Longtime girlfriends Deidre (Lucy Martin), a vapid social-media model, and Charlotte (Chelsea Edge), an anti-social media granola-cruncher, join yogi Heather (Sophie Vavasseur) at her daddy’s luxury house for a chill weekend of tequila shots and weed in the Mojave Desert. Deidre plans on posting a photoshoot by the pool, and in seven hours, there will be a once-in-a-lifetime meteor shower just in time to live stream. As the shooting-star event is underway, something falls from the sky and into the pool. It’s a foul-smelling creature, and the girls think it’s an armadillo or a slimy bear. What happens next will be much worse than their phones glitching and turning off. It’s true, Earth girls really are easy.
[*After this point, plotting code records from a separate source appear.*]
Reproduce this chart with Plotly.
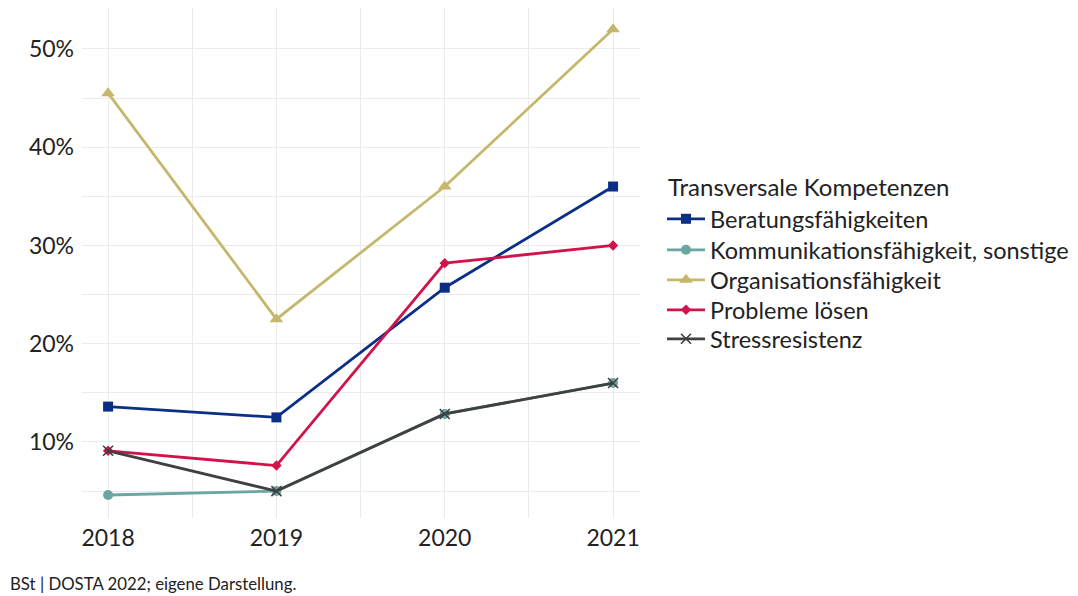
import plotly.graph_objects as go

years = [2018, 2019, 2020, 2021]
beratung = [13.6, 12.5, 25.7, 36.0]
kommunikation = [4.6, 5.0, 12.85, 16.0]
organisation = [45.5, 22.5, 36.0, 52.0]
probleme = [9.1, 7.6, 28.2, 30.0]
stress = [9.1, 5.0, 12.85, 16.0]
y_ticks = [10, 20, 30, 40, 50]
legend_title = "Transversale Kompetenzen"

series = [
    ("Beratungsfähigkeiten", beratung, "#0b2f86", "square", 10),
    ("Kommunikationsfähigkeit, sonstige", kommunikation, "#6aa6a2", "circle", 10),
    ("Organisationsfähigkeit", organisation, "#c5b86c", "triangle-up", 12),
    ("Probleme lösen", probleme, "#d2124b", "diamond", 8),
    ("Stressresistenz", stress, "#404040", "x-thin-open", 10),
]

# page body has an 8px margin; figure is laid out in figure pixel coordinates
plot_l, plot_w, plot_h = 74, 558, 510
legend_rows_px = [211, 242, 272, 302, 331]

fig = go.Figure()
layout_legends = {}
for i, (name, vals, color, sym, size) in enumerate(series):
    marker = dict(symbol=sym, size=size, color=color)
    if sym == "x-thin-open":
        marker["line"] = dict(width=1.6, color=color)
    lg = "legend" if i == 0 else f"legend{i + 1}"
    fig.add_trace(go.Scatter(
        x=years, y=vals, name=name, mode="lines+markers",
        line=dict(color=color, width=2.8), marker=marker, legend=lg,
    ))
    layout_legends[lg] = dict(
        font=dict(size=23.5), x=(662 - 8 - plot_l) / plot_w,
        y=(plot_h - legend_rows_px[i]) / plot_h, xanchor="left", yanchor="middle",
        itemwidth=38, bgcolor="rgba(0,0,0,0)",
    )

grid = "#ebebeb"
fig.update_layout(
    width=1070, height=588,
    paper_bgcolor="white", plot_bgcolor="white",
    margin=dict(l=plot_l, r=438, t=0, b=78, autoexpand=False),
    font=dict(family="Lato", color="#222222"),
    showlegend=True,
    xaxis=dict(
        range=[2017.845, 2021.16], tickvals=years, ticktext=[str(y) for y in years],
        showgrid=True, gridcolor=grid, gridwidth=1.2, zeroline=False, showline=False,
        tickfont=dict(size=23), ticks="", automargin=False, ticklabelstandoff=4,
        minor=dict(tickvals=[2018.5, 2019.5, 2020.5], showgrid=True, gridcolor=grid, gridwidth=1),
    ),
    yaxis=dict(
        range=[2.26, 54.17], tickvals=y_ticks, ticktext=[f"{v}%" for v in y_ticks],
        showgrid=True, gridcolor=grid, gridwidth=1.2, zeroline=False, showline=False,
        tickfont=dict(size=23), ticks="", automargin=False, ticklabelstandoff=7,
        minor=dict(tickvals=[5, 15, 25, 35, 45], showgrid=True, gridcolor=grid, gridwidth=1),
    ),
    annotations=[
        dict(
            text=legend_title, xref="paper", yref="paper",
            x=(658 - plot_l) / plot_w, y=(plot_h - 178) / plot_h,
            xanchor="left", yanchor="middle", showarrow=False,
            font=dict(size=24, color="#222222"),
        ),
        dict(
            text="BSt | DOSTA 2022; eigene Darstellung.", xref="paper", yref="paper",
            x=-plot_l / plot_w, y=-(575 - plot_h) / plot_h, xanchor="left", yanchor="middle",
            showarrow=False, font=dict(size=16.8, color="#222222"),
        ),
    ],
    **layout_legends,
)

fig.write_html("out.html")
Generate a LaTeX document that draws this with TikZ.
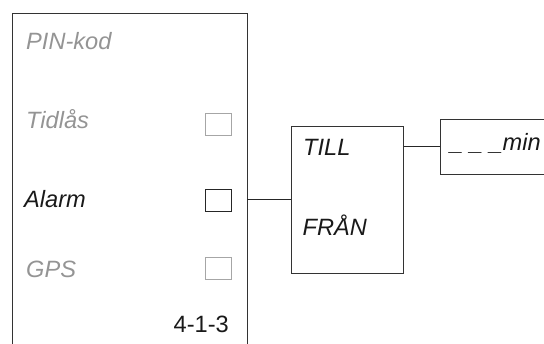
\documentclass[tikz,border=0pt]{standalone}
\usepackage{fontspec}
\setmainfont{Liberation Sans}
\begin{document}
\begin{tikzpicture}[x=1pt,y=-1pt,
  frame/.style={draw=black!80,line width=0.9pt,rectangle,inner sep=0pt,anchor=north west},
  cbon/.style={draw=black!85,line width=0.8pt,rectangle,inner sep=0pt,anchor=north west,minimum width=25.5pt,minimum height=22pt},
  cboff/.style={draw=black!35,line width=0.8pt,rectangle,inner sep=0pt,anchor=north west,minimum width=25.5pt,minimum height=22.5pt},
  lbl/.style={inner sep=0pt,anchor=base west,font=\fontsize{23.6}{27}\selectfont\itshape},
  dim/.style={text=black!42},
  wire/.style={draw=black!85,line width=0.9pt}]
\useasboundingbox (0,0) rectangle (544,344);
\clip (0,0) rectangle (544,344);
% main panel
\node[frame,minimum width=234.5pt,minimum height=360pt] (panel) at (12,13) {};
\node[lbl,dim] (pin) at (26,49.3) {PIN-kod};
\node[lbl,dim] (tid) at (26,129) {Tidlås};
\node[lbl,text=black!90] (alarm) at (24,208) {Alarm};
\node[lbl,dim] (gps) at (26,278) {GPS};
\node[inner sep=0pt,anchor=base east,font=\fontsize{23.6}{27}\selectfont,text=black!90] (code) at (229,333) {4-1-3};
% checkboxes
\node[cboff] (cbtid) at (205,113) {};
\node[cbon] (cbalarm) at (205,189) {};
\node[cboff] (cbgps) at (205,257) {};
% TILL/FRAN box
\node[frame,minimum width=112.5pt,minimum height=147pt] (tf) at (290.5,126) {};
\node[lbl,text=black!90] (till) at (303,156) {TILL};
\node[lbl,text=black!90] (fran) at (302.5,236) {FRÅN};
% min box
\node[frame,minimum width=140pt,minimum height=55pt] (minbox) at (440,119) {};
\node[lbl,text=black!90] (mintxt) at (450,150.5) {\_ \_ \_min};
% connectors
\draw[wire] (tf.west -| panel.east) -- (tf.west);
\draw[wire] (minbox.west -| tf.east) -- (minbox.west);
\end{tikzpicture}
\end{document}
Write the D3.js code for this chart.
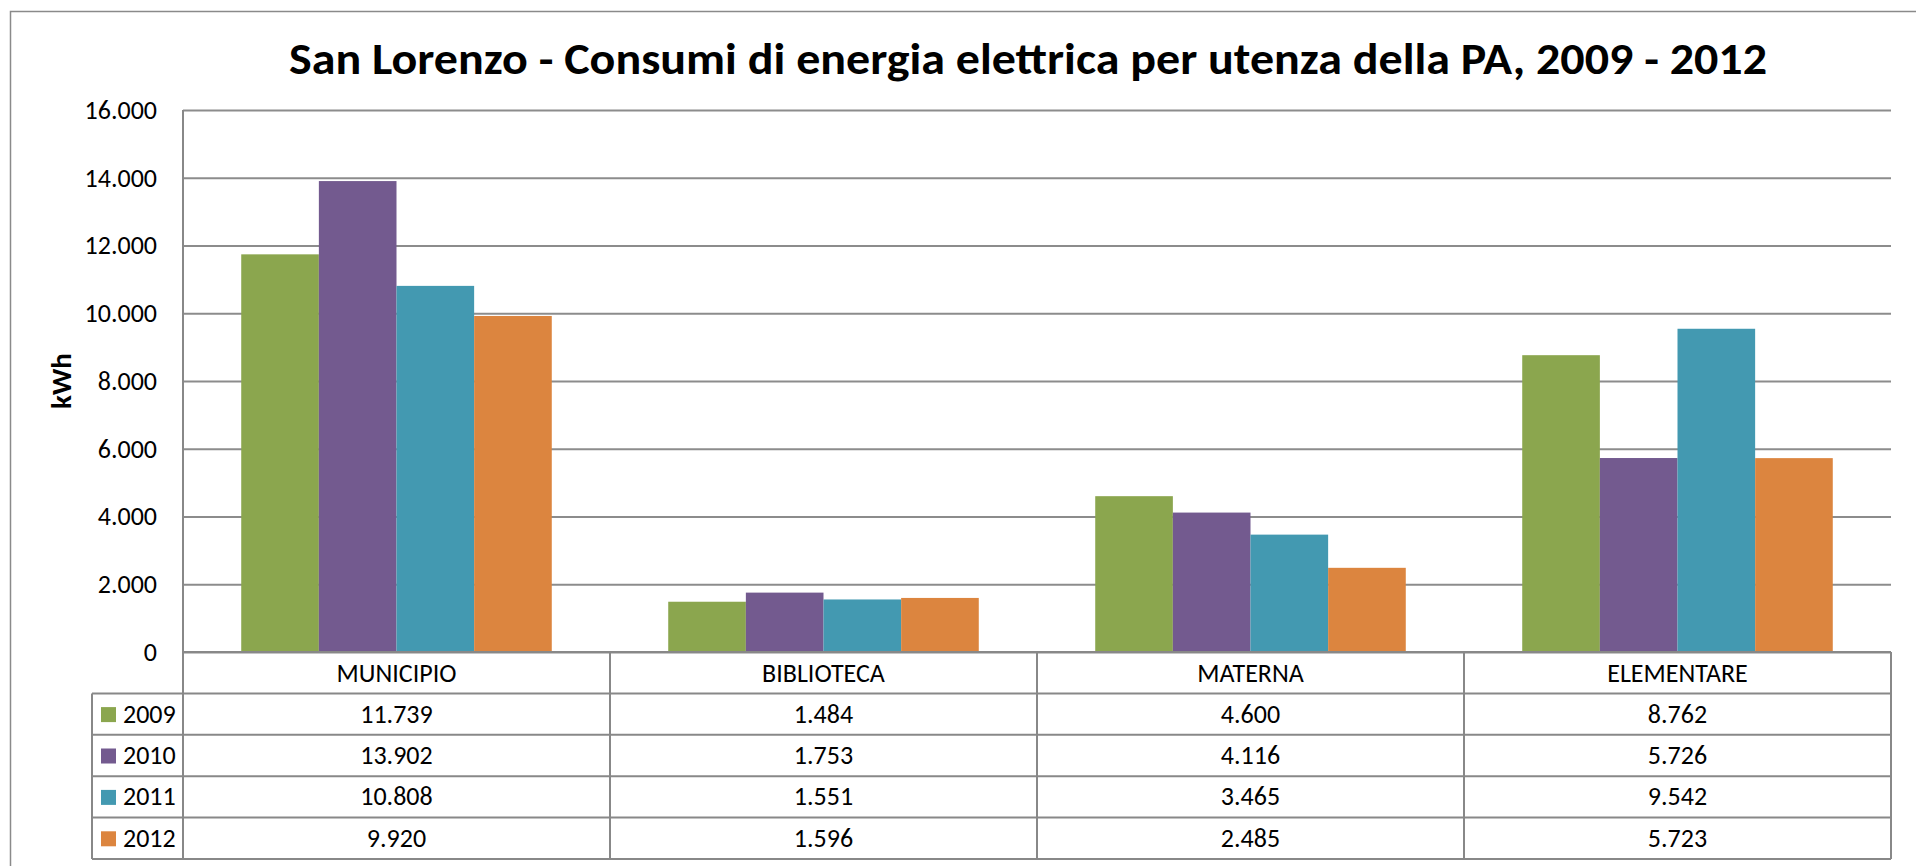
<!DOCTYPE html>
<html>
<head>
<meta charset="utf-8">
<script src="https://cdn.jsdelivr.net/npm/d3@7"></script>
<style>
	body { margin: 0; background: #fff; }
	svg text { font-family: Carlito, Calibri, Lato, sans-serif; fill: #000; }
</style>
</head>
<body>
<div id="chart"></div>
<script>
var categories	= ["MUNICIPIO", "BIBLIOTECA", "MATERNA", "ELEMENTARE"];
var years		= ["2009", "2010", "2011", "2012"];
var v2009		= [11739, 1484, 4600, 8762];
var v2010		= [13902, 1753, 4116, 5726];
var v2011		= [10808, 1551, 3465, 9542];
var v2012		= [9920, 1596, 2485, 5723];
var yTicks		= [0, 2000, 4000, 6000, 8000, 10000, 12000, 14000, 16000];
var colors		= ["#8BA64E", "#735A8F", "#4399B1", "#DC853F"];

var series = [v2009, v2010, v2011, v2012];

var width	= 1916,
	height	= 866,
	plotLeft	= 183,
	plotRight	= 1891,
	plotTop		= 110,
	plotBottom	= 652,
	legLeft		= 92,
	tableBottom = 859,
	fontSize	= 26,
	lineCol	= "#888888";

// italian number format, 11.739
var it = d3.formatLocale({decimal: ",", thousands: ".", grouping: [3], currency: ["", " €"]});
var fmt = it.format(",");

var svg = d3.select("#chart").append("svg")
	.attr("width", width)
	.attr("height", height);

// outer chart frame (only left and top edges are in view)
svg.append("path")
	.attr("d", "M10.5," + height + "V11.5H" + width)
	.attr("fill", "none")
	.attr("stroke", "#8a8a8a")
	.attr("stroke-width", 1.5);

svg.append("text")
	.attr("x", 289)
	.attr("y", 74)
	.attr("font-size", 45)
	.attr("font-weight", "bold")
	.attr("textLength", 1478)
	.attr("lengthAdjust", "spacingAndGlyphs")
	.text("San Lorenzo - Consumi di energia elettrica per utenza della PA, 2009 - 2012");

var x = d3.scaleBand().domain(categories).range([plotLeft, plotRight]);
var xs = d3.scaleBand().domain(years).range([0, x.bandwidth()]).paddingInner(0).paddingOuter(0.75);
var y = d3.scaleLinear().domain([0, 16000]).range([plotBottom, plotTop]);

// gridlines + tick labels
var yAxis = svg.append("g")
	.attr("transform", "translate(" + plotLeft + ",0)")
	.call(d3.axisLeft(y).tickValues(yTicks).tickFormat(fmt).tickSize(-(plotRight - plotLeft)).tickPadding(26));
yAxis.select(".domain").remove();
yAxis.selectAll(".tick line").attr("stroke", "#8c8c8c").attr("stroke-width", 2);
yAxis.selectAll(".tick text").attr("font-size", fontSize).attr("fill", "#000").attr("font-family", "Carlito, Calibri, Lato, sans-serif");

svg.append("text")
	.attr("transform", "translate(61," + ((plotTop + plotBottom) / 2) + ")rotate(-90)")
	.attr("text-anchor", "middle")
	.attr("dy", "0.35em")
	.attr("font-size", 29)
	.attr("font-weight", "bold")
	.text("kWh");

// bars
var groups = svg.selectAll(".cat")
	.data(categories)
	.enter().append("g")
	.attr("class", "cat")
	.attr("transform", function(d) { return "translate(" + x(d) + ",0)"; });

groups.selectAll("rect")
	.data(function(d, i) { return years.map(function(yr, j) { return {year: yr, value: series[j][i], c: colors[j]}; }); })
	.enter().append("rect")
	.attr("x", function(d) { return xs(d.year); })
	.attr("width", xs.bandwidth())
	.attr("y", function(d) { return y(d.value); })
	.attr("height", function(d) { return plotBottom - y(d.value); })
	.attr("fill", function(d) { return d.c; });

// data table under the plot
var rows = d3.scaleBand().domain(["cat"].concat(years)).range([plotBottom, tableBottom]);
var rh = rows.bandwidth();

var table = svg.append("g").attr("class", "table");

// horizontal rules
table.selectAll(".hrule")
	.data(["cat"].concat(years).concat(["end"]))
	.enter().append("line")
	.attr("x1", function(d) { return d == "cat" ? plotLeft : legLeft; })
	.attr("x2", plotRight)
	.attr("y1", function(d) { return d == "end" ? tableBottom : rows(d); })
	.attr("y2", function(d) { return d == "end" ? tableBottom : rows(d); })
	.attr("stroke", lineCol)
	.attr("stroke-width", 2);

// vertical rules
table.selectAll(".vrule")
	.data(categories.concat(["end"]))
	.enter().append("line")
	.attr("x1", function(d) { return d == "end" ? plotRight : x(d); })
	.attr("x2", function(d) { return d == "end" ? plotRight : x(d); })
	.attr("y1", function(d, i) { return i == 0 ? plotTop : plotBottom; })
	.attr("y2", tableBottom)
	.attr("stroke", lineCol)
	.attr("stroke-width", 2);

table.append("line")
	.attr("x1", legLeft).attr("x2", legLeft)
	.attr("y1", rows(years[0])).attr("y2", tableBottom)
	.attr("stroke", lineCol)
	.attr("stroke-width", 2);

// category names
table.selectAll(".catname")
	.data(categories)
	.enter().append("text")
	.attr("x", function(d) { return x(d) + x.bandwidth() / 2; })
	.attr("y", rows("cat") + rh / 2 + 9)
	.attr("text-anchor", "middle")
	.attr("font-size", fontSize)
	.text(function(d) { return d; });

// legend keys
var keys = table.selectAll(".key")
	.data(years)
	.enter().append("g")
	.attr("transform", function(d) { return "translate(0," + (rows(d) + rh / 2) + ")"; });

keys.append("rect")
	.attr("x", 101)
	.attr("y", -7)
	.attr("width", 15)
	.attr("height", 15)
	.attr("fill", function(d, i) { return colors[i]; });

keys.append("text")
	.attr("x", 123)
	.attr("y", 8.5)
	.attr("font-size", fontSize)
	.text(function(d) { return d; });

// values
series.forEach(function(vals, j)
{
	table.selectAll(".val" + j)
		.data(vals)
		.enter().append("text")
		.attr("x", function(d, i) { return x(categories[i]) + x.bandwidth() / 2; })
		.attr("y", rows(years[j]) + rh / 2 + 8.5)
		.attr("text-anchor", "middle")
		.attr("font-size", fontSize)
		.text(function(d) { return fmt(d); });
});
</script>
</body>
</html>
“I love the pet store, but I really needed a couple of days off,” says a high-by-the-pool Charlotte, the only one with a nine-to-five job. Before these characters largely become meat puppets, Walker does allow us to have a little time with these girls. There are very tiny shreds of what this trio’s relationship used to be like, and seemingly as a throwaway, it’s established that Deidre and Heather clearly have insecurities when it comes to their love lives (but they'll reach climax sooner than they think). Lucy Martin runs with her two-dimensional role as the acerbic, annoyingly narcissistic Deidre, while there’s something endearingly dippy about Sophie Vavasseur’s in-betweener Heather. Then there’s Chelsea Edge, bringing a welcome individuality to Charlotte, clearly our tough final girl. 


“The Seed” is mean, strange, creepy at times, and more than a little campy. Once Deidre and Heather go beyond the point of no return and feel “amazing,” the actresses really go for it with a fearless lack of vanity, whether it’s oozing black goo from their mouths, quickly slurping up spaghetti, or eating raw eggs (shell and all). The creature effects are lovingly crafted, tangible, and suitably slimy, making the "armadillo" look like an adorable crying baby one minute and an all-powerful alien boss the next (especially when it's given the master bedroom). The film won’t throw viewers into the psychedelic ecstasy that it does for its manipulated characters, but it surely works as a nifty showcase for naked flesh submerged in alien skin and tentacles. Disgusting an audience is one thing, but disgusting them in the name of fun is something "The Seed" does modestly well on a budget. 


Grade: B -


Shudder is releasing “The Seed” (91 min.) to its streaming service on March 10, 2022.